Residual Networks of Residual Networks: Multilevel Residual Networks
Ke Zhang
and
Miao Sun
and
Tony X. Han
and
Xingfang Yuan
and
Liru Guo
and
Tao Liu
arXiv e-Print archive - 2016 via arXiv
Keywords:
cs.CV
First published: 2016/08/09 (7 years ago) Abstract: A residual-networks family with hundreds or even thousands of layers
dominates major image recognition tasks, but building a network by simply
stacking residual blocks inevitably limits its optimization ability. This paper
proposes a novel residual-network architecture, Residual networks of Residual
networks (RoR), to dig the optimization ability of residual networks.
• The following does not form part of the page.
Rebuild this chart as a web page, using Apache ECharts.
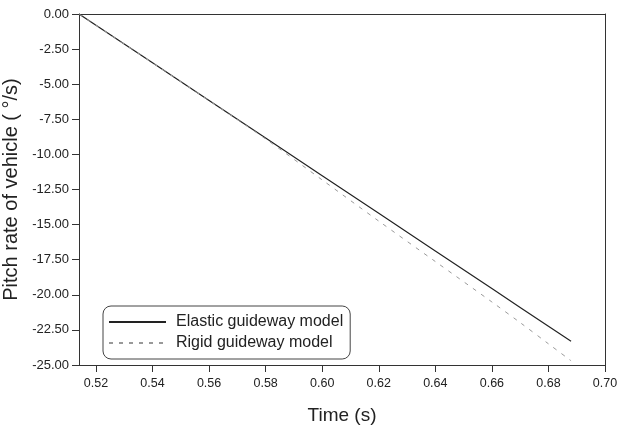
<!DOCTYPE html>
<html>
<head>
<meta charset="utf-8">
<script src="https://cdn.jsdelivr.net/npm/echarts@6/dist/echarts.min.js"></script>
<style>html,body{margin:0;padding:0;background:#fff}#c{width:618px;height:427px}</style>
</head>
<body>
<div id="c"></div>
<script>
const timeElastic = [0.514, 0.54, 0.56, 0.58, 0.60, 0.62, 0.64, 0.66, 0.67, 0.68, 0.688];
const elastic = [0, -3.48, -6.16, -8.84, -11.52, -14.20, -16.88, -19.56, -20.90, -22.24, -23.30];
const timeRigid = [0.514, 0.54, 0.56, 0.58, 0.60, 0.62, 0.64, 0.66, 0.67, 0.68, 0.688];
const rigid = [0, -3.48, -6.17, -8.90, -11.82, -14.75, -17.63, -20.51, -21.98, -23.49, -24.70];
const xTicks = [0.52, 0.54, 0.56, 0.58, 0.60, 0.62, 0.64, 0.66, 0.68, 0.70];
const seriesNames = ['Elastic guideway model', 'Rigid guideway model'];

const font = 'Liberation Sans, Arial, sans-serif';
const chart = echarts.init(document.getElementById('c'));
chart.setOption({
  animation: false,
  backgroundColor: '#fff',
  grid: { left: 79, right: 13, top: 14, bottom: 62, containLabel: false, outerBoundsMode: 'none' },
  xAxis: [{
    type: 'value', min: 0.514, max: 0.70,
    name: 'Time (s)', nameLocation: 'middle', nameGap: 41,
    nameTextStyle: { fontFamily: font, fontSize: 19, color: '#222' },
    axisLine: { onZero: false, lineStyle: { color: '#333', width: 1 } },
    axisTick: { show: true, length: 7, lineStyle: { color: '#333' }, customValues: xTicks },
    axisLabel: { margin: 12, fontFamily: font, fontSize: 12.5, color: '#222', customValues: xTicks,
      formatter: v => v.toFixed(2) },
    splitLine: { show: false }
  }, {
    type: 'value', min: 0.514, max: 0.70, position: 'top',
    axisLine: { show: true, onZero: false, lineStyle: { color: '#333', width: 1 } },
    axisTick: { show: false }, axisLabel: { show: false }, splitLine: { show: false }
  }],
  yAxis: [{
    type: 'value', min: -25, max: 0, interval: 2.5,
    name: 'Pitch rate of vehicle ( °/s)', nameLocation: 'middle', nameGap: 51,
    nameTextStyle: { fontFamily: font, fontSize: 20, color: '#222' },
    axisLine: { show: true, onZero: false, lineStyle: { color: '#333', width: 1 } },
    axisTick: { show: true, length: 7, lineStyle: { color: '#333' } },
    axisLabel: { margin: 10, fontFamily: font, fontSize: 13, color: '#222', formatter: v => v.toFixed(2) },
    splitLine: { show: false }
  }, {
    type: 'value', min: -25, max: 0, interval: 2.5, position: 'right',
    axisLine: { show: true, onZero: false, lineStyle: { color: '#333', width: 1 } },
    axisTick: { show: false }, axisLabel: { show: false }, splitLine: { show: false }
  }],
  legend: {
    orient: 'vertical', left: 103, top: 306,
    backgroundColor: '#fff', borderColor: '#444', borderWidth: 1, borderRadius: 8,
    padding: [8, 7, 8, 5], itemGap: 5, itemWidth: 57, itemHeight: 16,
    itemStyle: { opacity: 0 },
    textStyle: { fontFamily: font, fontSize: 16, color: '#222', padding: [0, 0, 0, 5] },
    data: seriesNames
  },
  series: [
    { name: seriesNames[0], type: 'line', symbol: 'none', data: timeElastic.map((t, i) => [t, elastic[i]]),
      lineStyle: { color: '#222', width: 1.2 }, itemStyle: { color: '#222' } },
    { name: seriesNames[1], type: 'line', symbol: 'none', smooth: 0.3, data: timeRigid.map((t, i) => [t, rigid[i]]),
      lineStyle: { color: '#999', width: 1, type: [4, 6] }, itemStyle: { color: '#999' } }
  ]
});
</script>
</body>
</html>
RoR
substitutes optimizing residual mapping of residual mapping for optimizing
original residual mapping. In particular, RoR adds level-wise shortcut
connections upon original residual networks to promote the learning capability
of residual networks. More importantly, RoR can be applied to various kinds of
residual networks (ResNets, Pre-ResNets and WRN) and significantly boost their
performance. Our experiments demonstrate the effectiveness and versatility of
RoR, where it achieves the best performance in all residual-network-like
structures. Our RoR-3-WRN58-4+SD models achieve new state-of-the-art results on
CIFAR-10, CIFAR-100 and SVHN, with test errors 3.77%, 19.73% and 1.59%,
respectively. RoR-3 models also achieve state-of-the-art results compared to
ResNets on ImageNet data set.
This paper introduces a modification to the ResNets architecture with multi-level shortcut connections (shortcut from input to pre-final layer as level 1, shortcut over each residual block group as level 2, etc) as opposed to single-level shortcut connections in prior work on ResNets. The authors perform experiments with multi-level shortcut connections on regular ResNets, ResNets with pre-activations and Wide ResNets. Combined with drop-path regularization via stochastic depth and exploration over optimal shortcut level number and optimal depth/width ratio to avoid vanishing gradients and overfitting, this architecture achieves state-of-the-art error rates on CIFAR-10 (3.77%), CIFAR-100 (19.73%) and SVHN (1.59%).
## Strengths
- Fairly exhaustive set of experiments over
- Shortcut level numbers.
- Identity mapping types: 1) zero-padding shortcuts, 2) 1x1 convolutions for projections and others identity, and 3) all 1x1 convolutions.
- Residual block size (2 or 3 3x3 convolutional layers).
- Depths (110, 164, 182, 218) and widths for both ResNets and Pre-ResNets.